» EXERCISE AIM
Please print exactly the lines below, from the start of the material up to and including the line with "const nameAnchor = [0.5, 0.43, 0.5, 0.5, 0.5];", but none of the pictures.

----------

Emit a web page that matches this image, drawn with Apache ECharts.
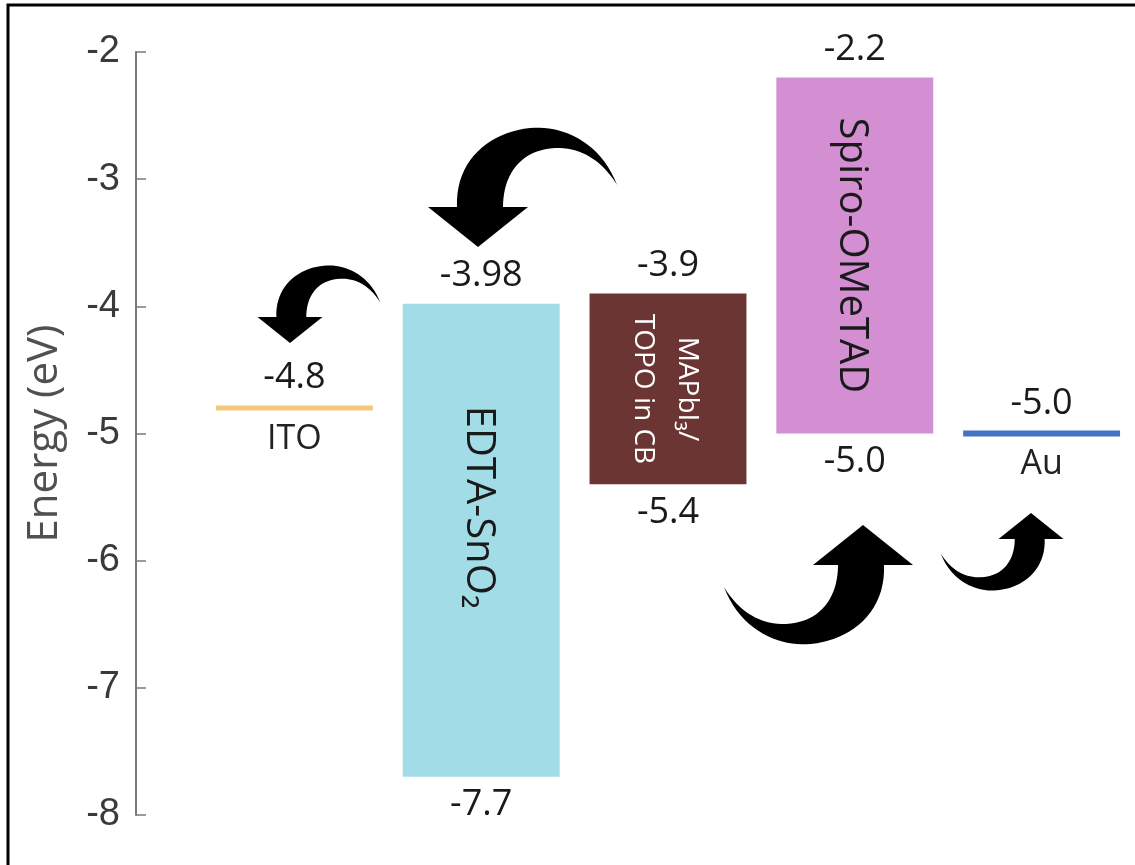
<!DOCTYPE html>
<html>
<head>
<meta charset="utf-8">
<title>Energy level diagram</title>
<script src="https://cdn.jsdelivr.net/npm/echarts@6/dist/echarts.min.js"></script>
<style>
  html, body { margin: 0; padding: 0; background: #ffffff; }
  #chart { width: 1135px; height: 865px; }
</style>
</head>
<body>
<div id="chart"></div>
<script>
// Layers of the device stack, left to right
const categories = ['ITO', 'EDTA-SnO₂', 'MAPbI₃/\nTOPO in CB', 'Spiro-OMeTAD', 'Au'];
// Upper (LUMO / work function) and lower (HOMO) energy levels, eV
const upperLevels = [-4.8, -3.98, -3.9, -2.2, -5.0];
const lowerLevels = [-4.8, -7.7, -5.4, -5.0, -5.0];
// Energy axis ticks
const energyTicks = [-8, -7, -6, -5, -4, -3, -2];

// Styling per layer
const layerColors = ['#f2c97c', '#a2dce6', '#6b3533', '#d48ed2', '#4472c4'];
const nameColors = ['#222222', '#1a1a1a', '#ffffff', '#1a1a1a', '#222222'];
const levelLineWidth = [5, 6, 0, 0, 6];
const nameAnchor = [0.5, 0.43, 0.5, 0.5, 0.5];

const LABEL_FONT = '"Open Sans", "DejaVu Sans", sans-serif';

function fmt(v) {
  return (Math.round(v * 10) / 10 === v) ? v.toFixed(1) : v.toFixed(2);
}

function valueText(txt, x, y, vAlign) {
  return {
    type: 'text', x: x, y: y,
    style: { text: txt, fill: '#1a1a1a', font: '36px ' + LABEL_FONT, align: 'center', verticalAlign: vAlign }
  };
}

function renderItem(params, api) {
  const i = params.dataIndex;
  const hi = api.value(1);
  const lo = api.value(2);
  const top = api.coord([api.value(0), hi]);
  const bot = api.coord([api.value(0), lo]);
  const bw = api.size([1, 0])[0] * 0.84;
  const cx = top[0];
  const children = [];
  if (hi === lo) {
    // Electrode: a single work-function level
    const lw = levelLineWidth[i];
    children.push({
      type: 'rect',
      shape: { x: cx - bw / 2, y: top[1] - lw / 2, width: bw, height: lw },
      style: { fill: layerColors[i] }
    });
    children.push(valueText(fmt(hi), cx, top[1] - 12, 'bottom'));
    children.push({
      type: 'text', x: cx, y: top[1] + 14,
      style: { text: categories[i], fill: nameColors[i], font: '34px ' + LABEL_FONT, align: 'center', verticalAlign: 'top' }
    });
  } else {
    // Semiconductor layer: band between the two levels
    const h = bot[1] - top[1];
    children.push({
      type: 'rect',
      shape: { x: cx - bw / 2, y: top[1], width: bw, height: h },
      style: { fill: layerColors[i] }
    });
    children.push(valueText(fmt(hi), cx, top[1] - 10, 'bottom'));
    children.push(valueText(fmt(lo), cx, bot[1] + 10, 'top'));
    const multi = categories[i].indexOf('\n') >= 0;
    children.push({
      type: 'text', x: cx - 3, y: top[1] + h * nameAnchor[i], rotation: -Math.PI / 2,
      style: {
        text: categories[i], fill: nameColors[i],
        font: (multi ? '28px ' : '40px ') + LABEL_FONT,
        lineHeight: multi ? 44 : 48,
        align: 'center', verticalAlign: 'middle'
      }
    });
  }
  return { type: 'group', children: children };
}

// Curved arrow outline, tip at the origin, pointing down
const arrowOutline = [
  ['M', 139, -62],
  ['C', 122, -107, 82, -122, 52, -119],
  ['C', 12, -115, -23, -87, -21, -40],
  ['L', -50, -40],
  ['L', 0, 0],
  ['L', 50, -40],
  ['L', 25, -40],
  ['C', 25, -72, 42, -97, 77, -99],
  ['C', 107, -100, 127, -82, 139, -62]
];

function arrowPolygon(tipX, tipY, s, flip) {
  const k = flip ? -s : s;
  const pts = [];
  const map = (x, y) => [tipX + k * x, tipY + k * y];
  let cur = [0, 0];
  arrowOutline.forEach(seg => {
    if (seg[0] === 'M' || seg[0] === 'L') {
      cur = [seg[1], seg[2]];
      pts.push(map(cur[0], cur[1]));
    } else {
      const [x0, y0] = cur;
      const [, x1, y1, x2, y2, x3, y3] = seg;
      for (let n = 1; n <= 20; n++) {
        const t = n / 20, u = 1 - t;
        const x = u * u * u * x0 + 3 * u * u * t * x1 + 3 * u * t * t * x2 + t * t * t * x3;
        const y = u * u * u * y0 + 3 * u * u * t * y1 + 3 * u * t * t * y2 + t * t * t * y3;
        pts.push(map(x, y));
      }
      cur = [x3, y3];
    }
  });
  return { type: 'polygon', z: 100, shape: { points: pts }, style: { fill: '#000000' } };
}

const chart = echarts.init(document.getElementById('chart'), null, { renderer: 'canvas' });

chart.setOption({
  animation: false,
  backgroundColor: '#ffffff',
  grid: { left: 201, right: -1, top: 52, bottom: 50 },
  xAxis: { type: 'category', data: categories, show: false },
  yAxis: {
    type: 'value',
    min: energyTicks[0],
    max: energyTicks[energyTicks.length - 1],
    interval: 1,
    offset: 65,
    name: 'Energy (eV)',
    nameLocation: 'middle',
    nameRotate: 90,
    nameGap: 70,
    nameTextStyle: { fontSize: 42, fontFamily: 'Open Sans', color: '#505050' },
    axisLine: { show: true, lineStyle: { color: '#7a7a7a', width: 2 } },
    axisTick: { show: true, inside: true, length: 10, lineStyle: { color: '#7a7a7a', width: 1.5 } },
    axisLabel: { margin: 16, fontSize: 38, fontFamily: 'Liberation Sans', color: '#3a3a3a' },
    splitLine: { show: false }
  },
  series: [{
    type: 'custom',
    renderItem: renderItem,
    clip: false,
    encode: { x: 0, y: [1, 2] },
    data: categories.map((c, i) => [i, upperLevels[i], lowerLevels[i]])
  }],
  graphic: [
    { type: 'rect', z: 100, shape: { x: 8, y: 5, width: 1140, height: 870 }, style: { fill: 'none', stroke: '#000000', lineWidth: 3 } },
    arrowPolygon(290, 343, 0.65, false),
    arrowPolygon(478, 247, 1, false),
    arrowPolygon(863, 525, 1, true),
    arrowPolygon(1031, 513, 0.65, true)
  ]
});
</script>
</body>
</html>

----------

» WORKED ANSWER
Emit a web page that matches this image, drawn with Apache ECharts.
<!DOCTYPE html>
<html>
<head>
<meta charset="utf-8">
<title>Energy level diagram</title>
<script src="https://cdn.jsdelivr.net/npm/echarts@6/dist/echarts.min.js"></script>
<style>
  html, body { margin: 0; padding: 0; background: #ffffff; }
  #chart { width: 1135px; height: 865px; }
</style>
</head>
<body>
<div id="chart"></div>
<script>
// Layers of the device stack, left to right
const categories = ['ITO', 'EDTA-SnO₂', 'MAPbI₃/\nTOPO in CB', 'Spiro-OMeTAD', 'Au'];
// Upper (LUMO / work function) and lower (HOMO) energy levels, eV
const upperLevels = [-4.8, -3.98, -3.9, -2.2, -5.0];
const lowerLevels = [-4.8, -7.7, -5.4, -5.0, -5.0];
// Energy axis ticks
const energyTicks = [-8, -7, -6, -5, -4, -3, -2];

// Styling per layer
const layerColors = ['#f2c97c', '#a2dce6', '#6b3533', '#d48ed2', '#4472c4'];
const nameColors = ['#222222', '#1a1a1a', '#ffffff', '#1a1a1a', '#222222'];
const levelLineWidth = [5, 6, 0, 0, 6];
const nameAnchor = [0.5, 0.43, 0.5, 0.5, 0.5];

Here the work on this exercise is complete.